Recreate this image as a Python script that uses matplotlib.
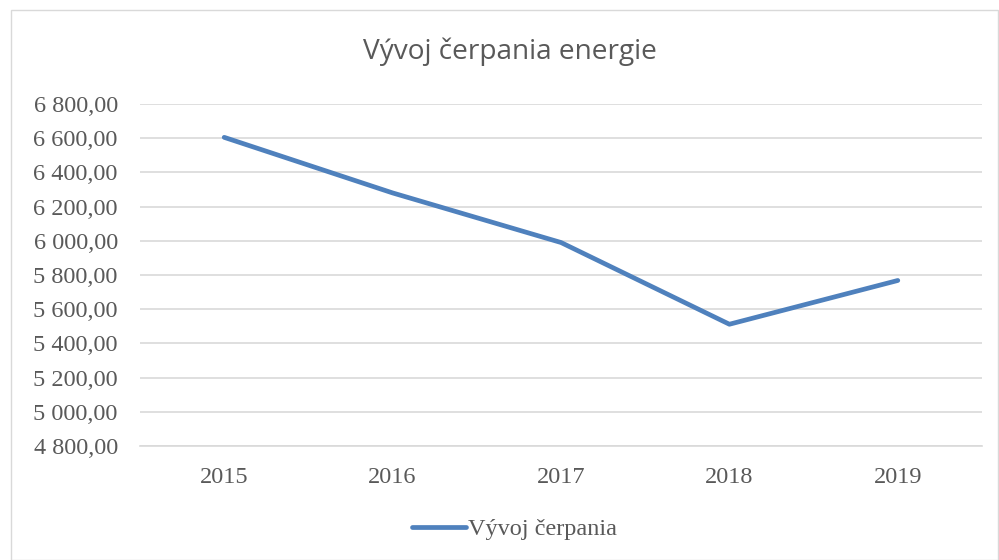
import matplotlib.pyplot as plt
from matplotlib.patches import Rectangle
from matplotlib.ticker import FuncFormatter, MultipleLocator

# Data
years = ['2015', '2016', '2017', '2018', '2019']
values = [6605, 6280, 5990, 5512, 5768]
series_name = 'Vývoj čerpania'
title = 'Vývoj čerpania energie'

text_col = '#595959'
grid_col = '#D9D9D9'
line_col = '#4F81BD'


def fmt(v, pos):
    s = '{:,.2f}'.format(v)
    return s.replace(',', ' ').replace('.', ',')


fig = plt.figure(figsize=(9.99, 5.6), dpi=100)
# chart area border
fig.patches.append(Rectangle((11 / 999, 0), 987 / 999, 550 / 560, transform=fig.transFigure,
                             fill=False, edgecolor=grid_col, linewidth=1))

ax = fig.add_axes([140 / 999, 1 - 446 / 560, 842 / 999, 342 / 560])
x = range(len(years))
ax.plot(x, values, color=line_col, linewidth=3.4, solid_capstyle='round',
        solid_joinstyle='round', label=series_name)

ax.set_xlim(-0.5, len(years) - 0.5)
ax.set_ylim(4800, 6800)
ax.yaxis.set_major_locator(MultipleLocator(200))
ax.yaxis.set_major_formatter(FuncFormatter(fmt))
ax.set_xticks(list(x))
ax.set_xticklabels(years)

ax.grid(axis='y', color=grid_col, linewidth=1.2)
ax.set_axisbelow(True)
for s in ['top', 'right', 'left']:
    ax.spines[s].set_visible(False)
ax.spines['bottom'].set_color(grid_col)
ax.spines['bottom'].set_linewidth(1.2)
ax.tick_params(length=0, colors=text_col, labelsize=17.5)
ax.tick_params(axis='y', pad=16)
ax.tick_params(axis='x', pad=15)
for lab in ax.get_xticklabels() + ax.get_yticklabels():
    lab.set_family('Liberation Serif')

fig.text(0.51, 1 - 52 / 560, title, ha='center', va='center', fontsize=20.2,
         color=text_col, family='Open Sans')

leg = ax.legend(loc='center', bbox_to_anchor=(0.515, 1 - 529 / 560), bbox_transform=fig.transFigure,
                frameon=False, handlelength=2.2, handletextpad=0.1,
                prop={'family': 'Liberation Serif', 'size': 17.5})
for t in leg.get_texts():
    t.set_color(text_col)

fig.savefig('out.png', dpi=100)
════
Quote the data above in full and without alteration; skip the pictures.

Recreate this image as a Python script that uses matplotlib.
import matplotlib.pyplot as plt
from matplotlib.patches import Rectangle
from matplotlib.ticker import FuncFormatter, MultipleLocator

# Data
years = ['2015', '2016', '2017', '2018', '2019']
values = [6605, 6280, 5990, 5512, 5768]
series_name = 'Vývoj čerpania'
title = 'Vývoj čerpania energie'

text_col = '#595959'
grid_col = '#D9D9D9'
line_col = '#4F81BD'


def fmt(v, pos):
    s = '{:,.2f}'.format(v)
    return s.replace(',', ' ').replace('.', ',')


fig = plt.figure(figsize=(9.99, 5.6), dpi=100)
# chart area border
fig.patches.append(Rectangle((11 / 999, 0), 987 / 999, 550 / 560, transform=fig.transFigure,
                             fill=False, edgecolor=grid_col, linewidth=1))

ax = fig.add_axes([140 / 999, 1 - 446 / 560, 842 / 999, 342 / 560])
x = range(len(years))
ax.plot(x, values, color=line_col, linewidth=3.4, solid_capstyle='round',
        solid_joinstyle='round', label=series_name)

ax.set_xlim(-0.5, len(years) - 0.5)
ax.set_ylim(4800, 6800)
ax.yaxis.set_major_locator(MultipleLocator(200))
ax.yaxis.set_major_formatter(FuncFormatter(fmt))
ax.set_xticks(list(x))
ax.set_xticklabels(years)

ax.grid(axis='y', color=grid_col, linewidth=1.2)
ax.set_axisbelow(True)
for s in ['top', 'right', 'left']:
    ax.spines[s].set_visible(False)
ax.spines['bottom'].set_color(grid_col)
ax.spines['bottom'].set_linewidth(1.2)
ax.tick_params(length=0, colors=text_col, labelsize=17.5)
ax.tick_params(axis='y', pad=16)
ax.tick_params(axis='x', pad=15)
for lab in ax.get_xticklabels() + ax.get_yticklabels():
    lab.set_family('Liberation Serif')

fig.text(0.51, 1 - 52 / 560, title, ha='center', va='center', fontsize=20.2,
         color=text_col, family='Open Sans')

leg = ax.legend(loc='center', bbox_to_anchor=(0.515, 1 - 529 / 560), bbox_transform=fig.transFigure,
                frameon=False, handlelength=2.2, handletextpad=0.1,
                prop={'family': 'Liberation Serif', 'size': 17.5})
for t in leg.get_texts():
    t.set_color(text_col)

fig.savefig('out.png', dpi=100)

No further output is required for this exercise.